# Tour of California Plans



## thien (Feb 18, 2004)

With the ToC coming up next month, what are your viewing plans? Anyone making the trip up to NorCal to follow the entire race?

List some of your favorite stages and spots to view from...


----------



## roadfix (Jun 20, 2006)

Last year I joined a large group of riders from the San Fernando Valley Bicycle Club and rode out to Balcom Canyon from the valley. I'll probably do the same again this year.


----------



## FTM (Feb 4, 2005)

I'll be visiting my daughter in Palo Alto the weekend of the 17th, she lives 2 miles from the Prologue. The next weekend I'll be home and I live 2 miles from the Rose Bowl. They did a nice job scheduling this for me. Might be interested in the Bascom ride as well.


----------



## Retro Grouch (Apr 30, 2002)

It's about a 20 mile ride one way from my front door to Solvang.
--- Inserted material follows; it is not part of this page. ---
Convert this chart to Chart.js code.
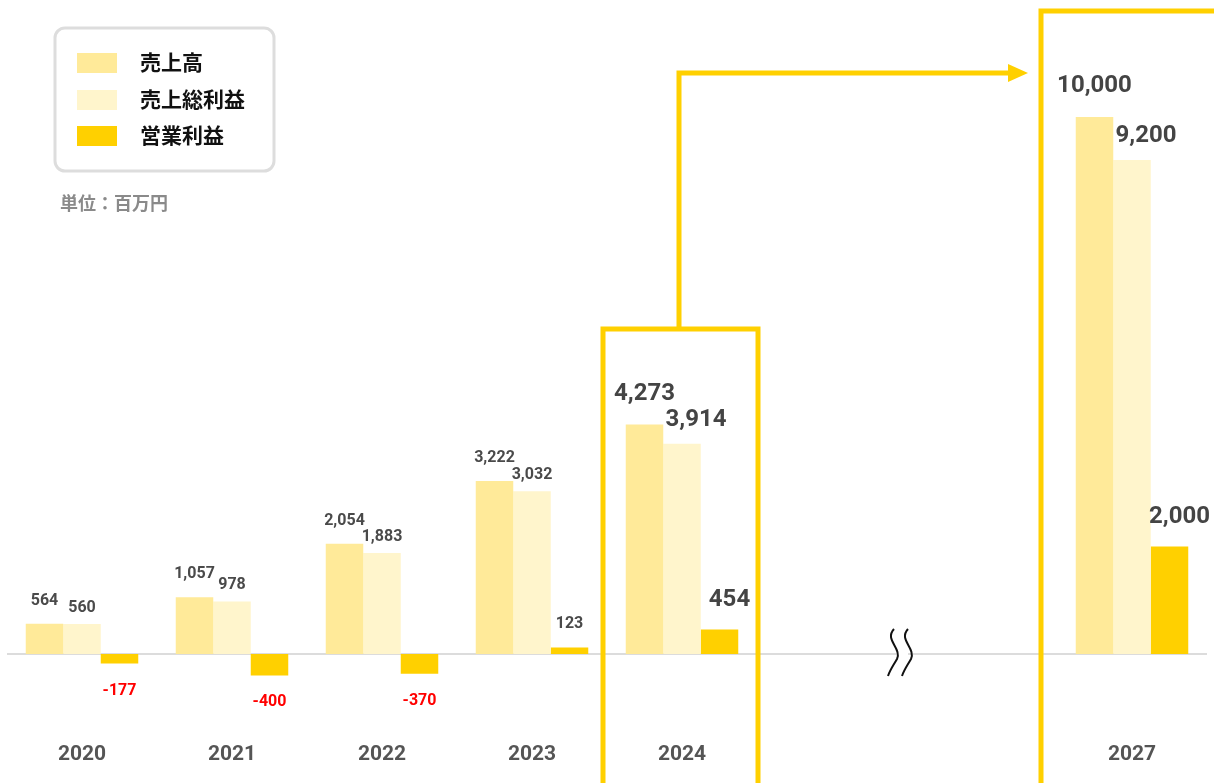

My plan is to ride up to watch the ITT.


----------



## il sogno (Jul 15, 2002)

I'm going to watch as many of the So Cal (last three) stages as I can. 

I'll find myself a comfy spot near the finish line in Solvang and watch the riders fly through one by one. 

On the stage to Santa Clarita I think I'll watch the Balcom Canyon climb the see if I can make it to the finish line. 

On the final stage maybe watch the KOM climb and then drive to the finish line.


----------